Friday, March 12, 2010
Kid Made Modern by Todd Oldham
So, I was really excited when I found the book Kid Made Modern: 52 Kid Friendly Projects Inspired by Modernist Design by Todd Oldham. I am not that familiar with Oldham as a designer. I know he did an interiors line for Target, and was a mentor on Top Design, but I mostly remember him as that guy from House of Style on MTV. You know, in the Cindy Crawford years.
Oldham uses the work of mid-century designers such as Alexander Calder, Paul Rand and Charles + Ray Eames as a starting point for DIY projects for kids. I think this is a great hook for a kids craft book. Lots of craft books, particularly for kids, stray into "kitchy-cute" territory, so a book featuring modernist-based projects is unique.

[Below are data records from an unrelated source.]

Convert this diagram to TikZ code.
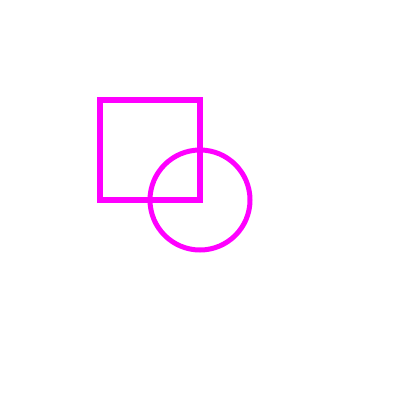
\documentclass[tikz,border=0pt]{standalone}
\begin{document}
\begin{tikzpicture}[x=1pt,y=-1pt,
  shapeline/.style={draw={rgb,255:red,255;green,0;blue,255}}]
\useasboundingbox[fill=white] (0,0) rectangle (400,400);
\draw[shapeline,line width=6pt] (100,100) rectangle (200,200);
\draw[shapeline,line width=5pt] (200,200) circle[radius=50];
\end{tikzpicture}
\end{document}
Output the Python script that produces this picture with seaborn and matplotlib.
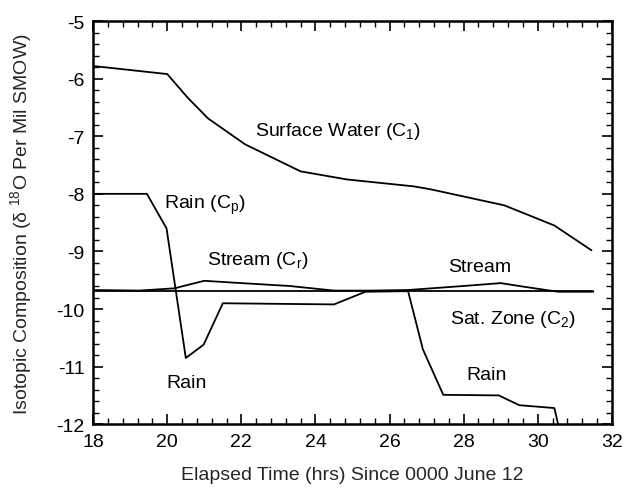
"""
Isotopic composition of rain, stream, surface water and saturated zone
over an event (delta 18O, per mil SMOW).
"""
import numpy as np
import pandas as pd
import matplotlib
matplotlib.use("Agg")
import matplotlib.pyplot as plt
from matplotlib.ticker import MultipleLocator
import seaborn as sns

# ---------------------------------------------------------------------------
# Data
# ---------------------------------------------------------------------------
surface_hrs = [18.0, 20.0, 20.55, 21.1, 22.1, 23.6, 24.85, 26.65, 27.1, 29.1, 30.45, 31.45]
surface_o18 = [-5.78, -5.92, -6.33, -6.69, -7.14, -7.61, -7.75, -7.87, -7.92, -8.20, -8.55, -8.98]

rain_hrs = [18.0, 19.45, 19.98, 20.5, 20.98, 21.5, 24.5, 25.35, 26.5, 26.9,
            27.45, 28.95, 29.5, 30.45, 30.55]
rain_o18 = [-8.0, -8.0, -8.6, -10.85, -10.62, -9.9, -9.92, -9.7, -9.69, -10.7,
            -11.49, -11.5, -11.67, -11.72, -12.0]

stream_hrs = [18.0, 19.25, 20.2, 20.5, 21.0, 22.0, 23.3, 24.5, 25.45, 26.5,
              28.0, 29.0, 29.7, 30.55, 31.5]
stream_o18 = [-9.67, -9.68, -9.64, -9.59, -9.51, -9.55, -9.60, -9.68, -9.68, -9.67,
              -9.60, -9.55, -9.62, -9.70, -9.70]

satzone_hrs = [18.0, 31.5]
satzone_o18 = [-9.68, -9.68]

series_names = ["Surface Water", "Rain", "Stream", "Sat. Zone"]

# curve labels: (text, x, y)
curve_labels = [
    ("Surface Water (C$_1$)", 22.36, -6.90),
    ("Rain (C$_p$)", 19.9, -8.19),
    ("Stream (C$_r$)", 21.08, -9.14),
    ("Stream", 27.58, -9.26),
    ("Sat. Zone (C$_2$)", 27.62, -10.17),
    ("Rain", 19.97, -11.28),
    ("Rain", 28.07, -11.14),
]

# ---------------------------------------------------------------------------
# Build long table
# ---------------------------------------------------------------------------
frames = []
for name, hrs, vals in zip(series_names,
                           [surface_hrs, rain_hrs, stream_hrs, satzone_hrs],
                           [surface_o18, rain_o18, stream_o18, satzone_o18]):
    frames.append(pd.DataFrame({"hrs": hrs, "o18": vals, "series": name}))
df = pd.concat(frames, ignore_index=True)

# ---------------------------------------------------------------------------
# Plot
# ---------------------------------------------------------------------------
sns.set_style("ticks")
plt.rcParams["font.family"] = ["Liberation Sans", "DejaVu Sans"]
plt.rcParams["mathtext.fontset"] = "custom"
plt.rcParams["mathtext.rm"] = "Liberation Sans"
plt.rcParams["mathtext.it"] = "Liberation Sans"
plt.rcParams["mathtext.bf"] = "Liberation Sans:bold"
plt.rcParams["axes.unicode_minus"] = False

fig = plt.figure(figsize=(6.34, 5.02), dpi=100)
ax = fig.add_axes([0.147, 0.153, 0.818, 0.803])

sns.lineplot(data=df, x="hrs", y="o18", hue="series", units="series",
             estimator=None, sort=False, palette=["black"] * 4,
             linewidth=1.3, legend=False, ax=ax)

ax.set_xlim(18, 32)
ax.set_ylim(-12, -5)
ax.xaxis.set_major_locator(MultipleLocator(2))
ax.xaxis.set_minor_locator(MultipleLocator(0.4))
ax.yaxis.set_major_locator(MultipleLocator(1))
ax.yaxis.set_minor_locator(MultipleLocator(0.2))
ax.tick_params(which="both", direction="in", top=True, right=True,
               labelsize=14, colors="black")
ax.tick_params(which="major", length=7, width=1.2, pad=6)
ax.tick_params(which="minor", length=4, width=1.0)
for sp in ax.spines.values():
    sp.set_linewidth(1.8)
    sp.set_color("black")

ax.set_xlabel("Elapsed Time (hrs) Since 0000 June 12", fontsize=14, labelpad=12)
ax.set_ylabel(r"Isotopic Composition ($\delta$ $^{18}$O Per Mil SMOW)",
              fontsize=14, labelpad=16)

for txt, x, y in curve_labels:
    ax.text(x, y, txt, fontsize=14, ha="left", va="center", color="black")

fig.savefig("out.png", dpi=100)
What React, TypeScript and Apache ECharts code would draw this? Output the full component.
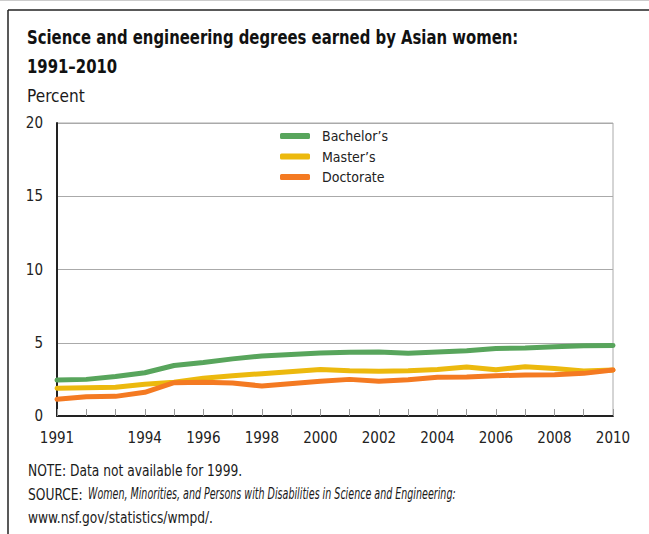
import React, { useEffect, useRef } from "react";
import * as echarts from "echarts";

const years = [1991, 1992, 1993, 1994, 1995, 1996, 1997, 1998, 1999, 2000, 2001, 2002, 2003, 2004, 2005, 2006, 2007, 2008, 2009, 2010];
const labelYears = [1991, 1994, 1996, 1998, 2000, 2002, 2004, 2006, 2008, 2010];
const bachelors = [2.45, 2.5, 2.7, 2.95, 3.45, 3.65, 3.9, 4.1, null, 4.3, 4.35, 4.37, 4.28, 4.37, 4.46, 4.6, 4.64, 4.73, 4.8, 4.82];
const masters = [1.9, 1.93, 1.96, 2.16, 2.3, 2.57, 2.75, 2.89, null, 3.18, 3.09, 3.05, 3.09, 3.18, 3.34, 3.16, 3.36, 3.25, 3.07, 3.14];
const doctorate = [1.14, 1.32, 1.34, 1.62, 2.27, 2.3, 2.25, 2.05, null, 2.37, 2.5, 2.37, 2.48, 2.64, 2.66, 2.75, 2.8, 2.82, 2.91, 3.14];
const seriesNames = ["Bachelor\u2019s", "Master\u2019s", "Doctorate"];
const seriesColors = ["#58a55c", "#ecb90e", "#f47a22"];
const yTicks = { min: 0, max: 20, interval: 5 };

const FONT = "'DejaVu Sans Condensed', 'DejaVu Sans', sans-serif";

function txt(x: number, y: number, text: string, fontSize: number, scaleX: number, extra: any = {}) {
  return {
    type: "text",
    x,
    y,
    scaleX,
    style: {
      text,
      x: 0,
      y: 0,
      align: "left",
      verticalAlign: "middle",
      fontFamily: FONT,
      fontSize,
      fill: "#1a1a1a",
      ...extra,
    },
  };
}

export default function App() {
  const ref = useRef<HTMLDivElement>(null);
  useEffect(() => {
    if (!ref.current) return;
    const chart = echarts.init(ref.current, undefined, { renderer: "svg" });
    const seriesData = [bachelors, masters, doctorate];
    chart.setOption({
      animation: false,
      backgroundColor: "#ffffff",
      textStyle: { fontFamily: FONT },
      grid: { left: 57, right: 36, top: 123, bottom: 118, show: true, borderColor: "#aaaaaa", borderWidth: 1 },
      legend: {
        orient: "vertical",
        left: 275,
        top: 124,
        itemWidth: 30,
        itemHeight: 6,
        itemGap: 6.5,
        icon: "roundRect",
        textStyle: { fontFamily: FONT, fontSize: 14, color: "#222", padding: [0, 0, 0, 7] },
        data: seriesNames,
      },
      xAxis: {
        type: "value",
        min: 1991,
        max: 2010,
        interval: 1,
        axisLine: { show: true, lineStyle: { color: "#222", width: 2 } },
        axisTick: { show: true, inside: true, length: 7, lineStyle: { color: "#999" } },
        splitLine: { show: false },
        axisLabel: {
          fontFamily: FONT,
          fontSize: 15,
          color: "#222",
          margin: 14,
          formatter: (v: number) => (labelYears.includes(v) ? String(v) : ""),
        },
      },
      yAxis: {
        type: "value",
        min: yTicks.min,
        max: yTicks.max,
        interval: yTicks.interval,
        axisLine: { show: true, lineStyle: { color: "#222", width: 2 } },
        axisTick: { show: false },
        splitLine: { show: true, lineStyle: { color: "#aaaaaa", width: 1 } },
        axisLabel: { fontFamily: FONT, fontSize: 15, color: "#222", margin: 14 },
      },
      series: seriesNames.map((name, i) => ({
        name,
        type: "line",
        data: years.map((y, j) => [y, seriesData[i][j]]),
        connectNulls: true,
        showSymbol: false,
        symbol: "none",
        color: seriesColors[i],
        lineStyle: { width: 5, color: seriesColors[i], cap: "round", join: "round" },
      })),
      graphic: [
        { type: "line", shape: { x1: 0, y1: 0.5, x2: 649, y2: 0.5 }, style: { stroke: "#cccccc", lineWidth: 1 } },
        { type: "line", shape: { x1: 8, y1: 10, x2: 649, y2: 10 }, style: { stroke: "#222", lineWidth: 1.5 } },
        { type: "line", shape: { x1: 8, y1: 10, x2: 8, y2: 534 }, style: { stroke: "#222", lineWidth: 1.5 } },
        txt(27, 37, "Science and engineering degrees earned by Asian women:", 19, 0.87, { fontWeight: "bold", fill: "#111" }),
        txt(27, 66, "1991\u20132010", 19, 0.87, { fontWeight: "bold", fill: "#111" }),
        txt(27, 95.5, "Percent", 18, 0.95),
        txt(28, 470, "NOTE: Data not available for 1999.", 15.5, 0.88),
        txt(28, 494, "SOURCE:", 15.5, 0.88),
        txt(88, 494, "Women, Minorities, and Persons with Disabilities in Science and Engineering:", 15.5, 0.684, { fontStyle: "italic" }),
        txt(28, 517, "www.nsf.gov/statistics/wmpd/.", 15.5, 0.88),
      ],
    });
    return () => chart.dispose();
  }, []);
  return <div ref={ref} style={{ position: "fixed", left: 0, top: 0, width: 649, height: 534 }} />;
}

Most of the projects are clothing or interiors based, and range from the simple to challenging. There's not a lot of information about each of the inspiration designers; each is introduced with a brief rhyme, on a two page spread that features work from the artist. However, a list in the back of the book gives web addresses for each designer to find more information.
The projects are laid out step by step, with accompanying photographs. Some of the instruction text seems a little scarce, but the photographs usually manage to demonstrate the techniques fairly well. Patterns for projects are not included in the book, but must be downloaded from the http://www.kidmademodern.com/ site. This site is a nice bonus with the book, with fun videos about featured artists and additional projects. Also included are pages about materials and techniques -- brushes, paints, stitches, etc. These pages talk about the different types of each material, and what they might be used for. As an enthusiastic, but not particularly knowledgeable crafter, I appreciated these pages. A section at the beginning of the book talks about supplies to have on hand, which seems to cover the basics, but most projects require additional supplies. A section on cleanup at the end of the book was a nice surprise, I also liked the suggestion of an inspiration binder.
While I can see most of the projects in this book having a lot of teen appeal, the book itself is clearly aimed at a younger audience. I'm looking forward to field testing many of these projects myself, and think this would be a great selection for crafty kids.